Nevşehir Ülkü Ocakları Başkanı Yahya leblebici, Ali Metin Tokdemir’i vefatının 20. Yılında rahmetle andığını belirtti.

Ülkücülüğün bir yaşam tarzı olduğunun kavranması, hayatımızda da aynen tatbik edilmesi, ahde vefanın iman ve dava esasımız olduğunun anlaşılması açısından Ali Metin Tokdemir’in örnek alınması gereken bir kişiliğe sahip olduğunu belirten Leblebici, Ali Metin Tokdemir, Ülkücü Hareketin tarihine adını altın harflerle yazdırmış, Türk-İslam davası için büyük emekler vermiş, fedakârlıklar göstermiş müstesna bir şahsiyettir. Kendisi, Ülkücü Hareketin her kademesinde alınan görevlerin ne denli büyük vebali olduğunu ve hakkıyla yerine getirilmesi gerektiğini asla aklından çıkarmayarak dürüstlüğünden, dava adamlığından, duruşundan ve ilkelerinden hiçbir zaman taviz vermemiştir. Çeşitli imkânsızlıklara karşı yılmamış, Ülküdaşlarının da umutsuzluğa kapılmasına asla müsaade etmemiştir.” dedi.

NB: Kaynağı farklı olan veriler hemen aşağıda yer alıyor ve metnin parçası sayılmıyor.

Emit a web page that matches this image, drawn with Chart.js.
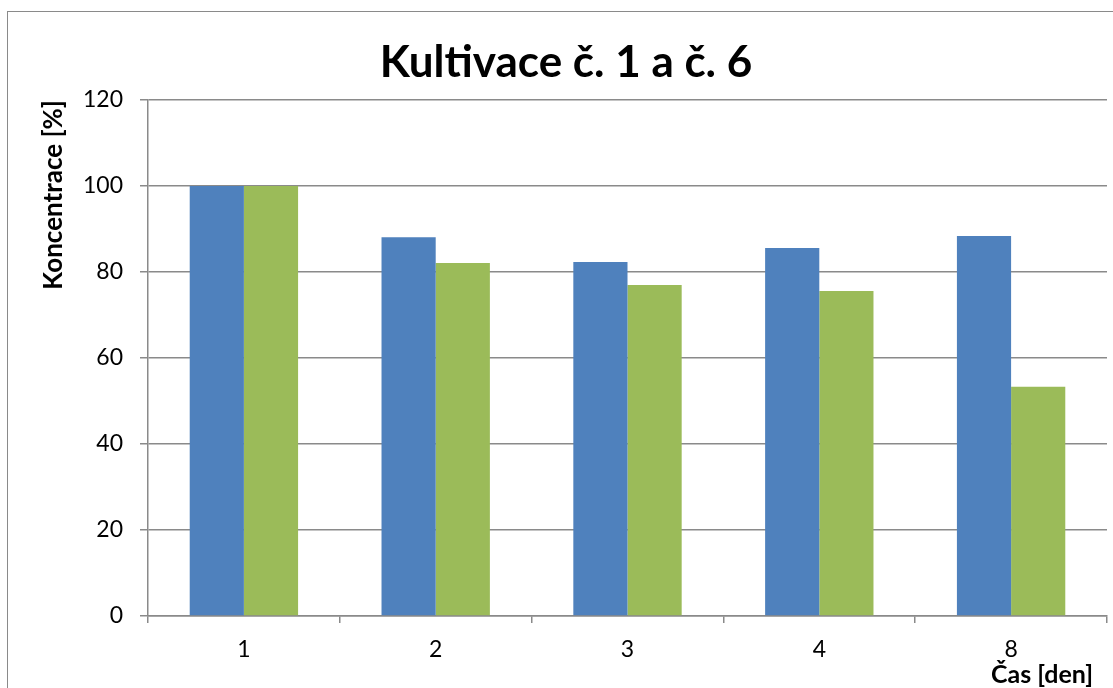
<!DOCTYPE html>
<html>
<head>
<meta charset="utf-8">
<script src="https://cdn.jsdelivr.net/npm/chart.js@4/dist/chart.umd.min.js"></script>
<style>
  html, body { margin: 0; padding: 0; background: #fff; overflow: hidden; }
  #wrap { position: relative; width: 1113px; height: 688px; }
  #frame { position: absolute; left: 7px; top: 11px; width: 1200px; height: 800px;
           border: 1.5px solid #8a8a8a; box-sizing: border-box; }
  canvas { position: absolute; left: 0; top: 0; }
</style>
</head>
<body>
<div id="wrap">
  <div id="frame"></div>
  <canvas id="chart" width="1113" height="688"></canvas>
</div>
<script>
const days = ['1', '2', '3', '4', '8'];
const kultivace1 = [100, 88.1, 82.3, 85.6, 88.4];
const kultivace6 = [100, 82.1, 77.0, 75.6, 53.3];
const yTicks = [0, 20, 40, 60, 80, 100, 120];

const fontFamily = 'Lato, "Open Sans", sans-serif';
const gridColor = '#8a8a8a';

// chart title and x axis title are placed by hand (Excel-like positions)
const textPlugin = {
  id: 'excelTexts',
  afterDraw(chart) {
    const ctx = chart.ctx;
    ctx.save();
    ctx.fillStyle = '#000';
    ctx.textBaseline = 'middle';

    ctx.font = 'bold 44px ' + fontFamily;
    ctx.textAlign = 'center';
    ctx.fillText('Kultivace č. 1 a č. 6', 566, 63);

    ctx.font = 'bold 25px ' + fontFamily;
    ctx.textAlign = 'right';
    ctx.fillText('Čas [den]', chart.chartArea.right - 14, 675);
    ctx.restore();
  }
};

new Chart(document.getElementById('chart'), {
  type: 'bar',
  data: {
    labels: days,
    datasets: [
      { label: 'Kultivace č. 1', data: kultivace1, backgroundColor: '#4f81bd', borderWidth: 0 },
      { label: 'Kultivace č. 6', data: kultivace6, backgroundColor: '#9bbb59', borderWidth: 0 }
    ]
  },
  plugins: [textPlugin],
  options: {
    responsive: false,
    animation: false,
    layout: { padding: { left: 0, right: 6, top: 100, bottom: 0 } },
    categoryPercentage: 0.565,
    barPercentage: 1,
    plugins: {
      legend: { display: false },
      tooltip: { enabled: false },
      title: { display: false }
    },
    scales: {
      x: {
        offset: true,
        grid: { offset: true, drawOnChartArea: false, drawTicks: true, tickLength: 7,
                color: gridColor, lineWidth: 1.5 },
        border: { display: true, color: gridColor, width: 1.5 },
        ticks: { color: '#000', padding: 13, font: { family: fontFamily, size: 23 } },
        afterFit(scale) { scale.height = 72; }
      },
      y: {
        min: 0,
        max: 120,
        afterBuildTicks(scale) { scale.ticks = yTicks.map(v => ({ value: v })); },
        grid: { color: gridColor, lineWidth: 1.5, tickLength: 8 },
        border: { display: true, color: gridColor, width: 1.5 },
        ticks: { color: '#000', padding: 17, font: { family: fontFamily, size: 23 } },
        title: {
          display: true,
          text: 'Koncentrace [%]',
          align: 'end',
          color: '#000',
          font: { family: fontFamily, size: 26, weight: 'bold', lineHeight: 1.2 },
          padding: { top: 38 }
        },
        afterFit(scale) { scale.width = 148; }
      }
    }
  }
});
</script>
</body>
</html>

Ülkücü her şeyden önce dürüst, sağlam karakterli ve imanlı alması gerektiğini ifade eden Başkan Yahya Leblebici, “Şartlar ne olursa olsun mücadele etmeli, dünyanın fani güzelliklerine ve geçici zevklerine aldanmamalı, şahsi çıkarlarının peşine düşmeden dava bilinciyle yaşamalıdır. Makamlar gelip geçicidir. Şahsım da dâhil olmak üzere hepimiz bugün üstlenmiş bulunduğumuz görevleri ve sahip olduğumuz makamları bir gün mutlaka devredeceğiz. Önemli olan ülkemize ve milletimize, Ülkücü Hareket adına kalıcı eserler bırakabilmek, “Ben” yerine “Biz” diyebilmek ve görevler sona erdikten sonra da davamızın yaşatılmasını ve bir adım daha ileriye taşınmasını kendimize vazife bilip bu uğurda gayret göstermeye devam ederek onurlu bir yaşam sürmektir. Maalesef son dönemde hareketimizden nemalanmaya çalışarak bir yerlere gelme, kendini tanıtma çabasında olan, gaflete düşmüş kimselerin ortaya çıktığına hep birlikte şahit olmaktayız. Rahmetli Ali Metin Tokdemir’in “Ülkücü var. Ülkücü geçinen var. Ülkücüden ve Ülkücülükten geçinenler var” sözünde de ifade ettiği gibi şehitler kervanı olan bu mübarek hareketten menfaat devşirmeye çalışanların sayısı her seçim döneminde olduğu gibi artış göstermiştir. Hareketimizle hiçbir bağlantısı olmayan bir takım zevat, bizlere has bir takım tavırlarla ve simgelerimizi kullanmak suretiyle, gerek üzerlerine atılı “örgüt” suçlamalarından sıyrılmak, gerekse kendilerini “ülkücü” olarak gösterip gerçek kimliklerini gizlemek amacıyla aramıza sızmaya çalışmışlardır. Bu girişimlerinde nispeten başarılı olan bu zevat ortaya çıkan bir takım durumlara ise Ülkücü Harekete asla yakışmayan tavır ve tepkiler vermeleri neticesinde de ifşa olmaktan kurtulamamışlardır.

Ülkücü Hareketin neferleri olarak bu zihniyete sahip kimselere asla fırsat vermedik, bundan sonra da fırsat vermeyeceğiz. Bizimle beraber çileye, vatanımız ve milletimiz için mücadeleye hazır olanların aramızda, Ocağımızda ve gönlümüzde yeri ebediyen saklıdır. Kendini vazgeçilmez zannedenlerin; kimliklerini, kişiliklerini ve neredeyse sahip olduğu her şeyi davamızdan temin ettikleri halde bugün inkâr ve ihanet batağına düşenlerin yakası iki cihanda da bir araya gelmeyecektir. Bizler Başbuğumuz Alparslan Türkeş’in gösterdiği yolda, Ali Metin Tokdemir ve daha nicelerinin mücadele, çille, sabır ve nihayetinde zaferlerle dolu izlerinden gitmeye devam edecek; davamıza ve Ülküdaşlarımıza karşı ahde vefamızı her zaman ve her şartta göstereceğiz.” dedi.